IL SORT

 

DU CADRE,

 

IL ENTRE

 

DANS LA

 

PHRASE.

 

 

 


DANS LOS ANGELES

(avec trois photographies de Catherine Gfeller)

Editions Le bleu du ciel, 2009

 

« Cent pages, presque autant de textes brefs et denses, comme des plaques un peu liquides, chacune liée à un point précis de la ville. Mais le narrateur (parce qu’un récit s’ébauche, se centre autour de la notion de colporteur) est continuellement en mouvement dans la ville, un trajet comme cette ville qui n’a pas de centre, une ville qui ne se reconnaît plus d’un nom à l’autre nom, et qui exige l’habitat provisoire de la voiture comme seul trait commun.

De quelle façon aborder la complexité de Los Angeles, avec quels mouvements, quels arrêts, quel travail sur l’image, quelle saisie des silhouettes, visages, noms, enseignes, et quelles permanences au contraire ?

Bien sûr, devant cette mise à l’épreuve, c’est la prose elle-même qu’on interroge. »

François Bon

 

 

dans los angeles est une pièce sonore radiophonique réalisée dans le cadre de l'Atelier de création radiophonique de France Culture (2009)

 

 

dans los angeles est une plateforme internet réalisée en collaboration avec Pierre Giner, avec l'aide du DICRèAM (2012), présentée au Moca Los Angeles

 

LOST ANGELES 

Plateforme internet réalisée par Pierre Giner et Frank Smith

 

Ce site fait suite à la publication d'une expérience d'écriture menée sous la forme de livre intitulé Dans Los Angeles, publié en janvier 2009 aux éditions Le bleu du ciel.

Il y était notamment question, à travers une successions de fragments textuels dialoguant entre eux, de ne s'occuper que de la place des mots dans les espaces et les situations qu'ils produisent. Éviter le moteur introspection / explication qui tourne à plein régime dans le roman traditionnel, et tenter de produire une matière-texte de poésie qui vive sa propre géographie, insérée dans les nœuds d’un tissu urbain complexe : la ville de Los Angeles choisie pour son caractère de mégalopole ultra-contemporaine.

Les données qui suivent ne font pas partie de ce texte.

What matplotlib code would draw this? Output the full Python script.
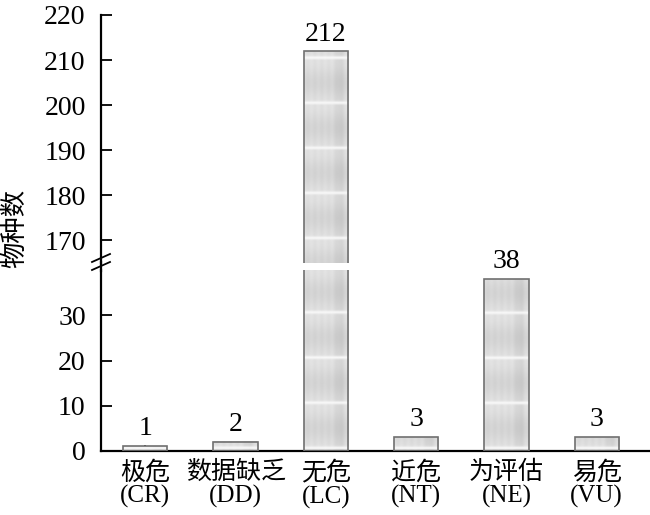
import numpy as np
import matplotlib
matplotlib.use("Agg")
import matplotlib.pyplot as plt
from matplotlib.lines import Line2D

plt.rcParams['font.family'] = ['Liberation Serif', 'Noto Sans CJK SC']

cats = ["极危\n(CR)", "数据缺乏\n(DD)", "无危\n(LC)", "近危\n(NT)", "为评估\n(NE)", "易危\n(VU)"]
counts = [1, 2, 212, 3, 38, 3]

FS = 20
W = 0.49

fig = plt.figure(figsize=(6.5, 5.15), dpi=100)
L, R = 101/650, 650/650
ax_hi = fig.add_axes([L, 1-263/515, R-L, (263-15)/515])
ax_lo = fig.add_axes([L, 1-451/515, R-L, (451-270)/515])


def texture(v):
    # grey fill with soft blotches, a darker vertical stripe and soft white streaks every 10 units
    n = max(int(v * 6), 12)
    xs = np.linspace(0, 1, 40)
    ys = np.linspace(0, v, n)
    X, Y = np.meshgrid(xs, ys)
    ph = (Y / 10.0) % 1.0
    t = 0.89 - 0.05*np.exp(-((X - 0.8)/0.1)**2) - 0.05*(0.5 + 0.5*np.cos(2*np.pi*(ph - 0.5)))
    t = t - 0.02*np.sin(X*20)**2
    streak = np.exp(-((ph - 0.06)/0.035)**2)
    t = t + (0.97 - t)*streak
    return t[::-1]


x = np.arange(len(cats))
for ax, lo, hi in [(ax_hi, 165, 220), (ax_lo, 0, 40)]:
    bars = ax.bar(x, counts, width=W, color='none', edgecolor='#707070', linewidth=1.2, zorder=3)
    for b, v in zip(bars, counts):
        ax.imshow(texture(v), cmap='gray', vmin=0, vmax=1, aspect='auto',
                  extent=[b.get_x(), b.get_x()+W, 0, v], zorder=2, interpolation='bilinear')
    ax.set_xlim(-0.49, 5.59)
    ax.set_ylim(lo, hi)
    ax.spines['top'].set_visible(False)
    ax.spines['right'].set_visible(False)
    ax.tick_params(direction='in', labelsize=FS, length=8, width=1.3, pad=11)
    ax.spines['left'].set_linewidth(1.6)
    ax.spines['bottom'].set_linewidth(1.6)

ax_hi.set_yticks(range(170, 221, 10))
ax_hi.spines['bottom'].set_visible(False)
ax_hi.set_xticks([])
ax_lo.set_yticks(range(0, 31, 10))
ax_lo.set_xticks(x)
ax_lo.set_xticklabels(cats, fontsize=FS-2, linespacing=1.05)
ax_lo.tick_params(axis='x', length=4, pad=7)

for i, v in enumerate(counts):
    ax = ax_hi if v > 40 else ax_lo
    ax.text(i, v + (0.8 if v > 40 else 1.2), str(v), ha='center', va='bottom', fontsize=FS)

# continuous spine through the break with slash marks
fig.add_artist(Line2D([L, L], [1-271/515, 1-262/515], color='black', lw=1.6))
for yb in (258, 266):
    fig.add_artist(Line2D([(L*650-9)/650, (L*650+9)/650], [1-(yb+4)/515, 1-(yb-4)/515],
                          color='black', lw=1.3))

fig.text(15/650, 1-228/515, "物种数", rotation=90, ha='center', va='center', fontsize=FS-1)

fig.savefig("out.png", dpi=100)
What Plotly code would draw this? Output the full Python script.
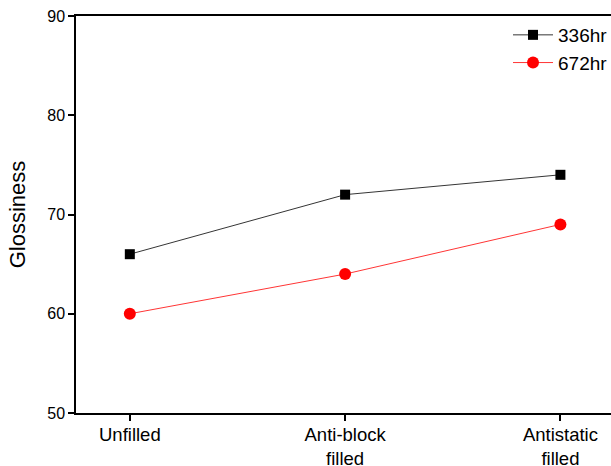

On sait que l'objet propre du fragment c'est l'objet partiel, le morceau. Que les conditions d'une parole de fragment, c’est dire et penser l'objet partiel en tant qu'il ne présuppose aucune totalité passée dont il dériverait, aucun tout à venir qui en dériverait, mais au contraire laisser fuir le fragment pour lui-même, en fabriquant de la distance, de la divergence et du décentrement. Toujours ça sépare, ça mélange, ça affirme. C'est ce que veut montrer la plateforme Internet mise en ligne par Pierre Giner à partir de prises de vue réalisées in situ. Comme une "nouvelle relation avec le Dehors", où les géographies textuelles font désormais place à des images en mouvement comme autant de plateaux, le site Internet Dans Los Angeles tente de constituer une matière supplémentaire irréductible elle aussi à l'unité de la ville.

Rien n’arrive jamais, sinon le passage lui-même, la circulation incessante et les menus incidents à quoi se réduit finalement cette terre californienne. Tout le contraire, en somme, d’une plongée dans les profondeurs de Los Angeles ou dans ses interstices grouillants de signes. Baignées dans un halo de mouvements fugitifs et atmosphériques, les traces visuelles se décollent comme des vignettes et viennent se déposer, bord à bord, sur une série de trames superposées présentées en split-screen, réseaux linéaires qui s’étendent virtuellement bien au-delà des lieux mêmes, des lieux-dits en question.

Il sera toujours temps, ensuite, d’aller voir ailleurs.

 

 

 

_Françoise Han, L'humanité, 20 juin 2009

 

Dans Los Angeles, de Frank Smith, s’annonce comme la première séquence d’une trilogie américaine, dont l’auteur est un écrivain français, également cinéaste. Le livre paraît dans une collection de poésie contemporaine. Il se propose de rendre compte d’une cité qui n’a pas de centre. A-t-elle une langue ? Elle en a plusieurs : l’américain et, sur la fin, l’espagnol font des intrusions. Et elle s’en cherche une qui lui soit propre. « Au centre du carrefour, il y a une source jaillissante comme les prémisses d’une autre langue et il y a en effet des mots de passe qui glissent sous les discours officiels, des mots qui seraient comme de passage, des composantes de passage. »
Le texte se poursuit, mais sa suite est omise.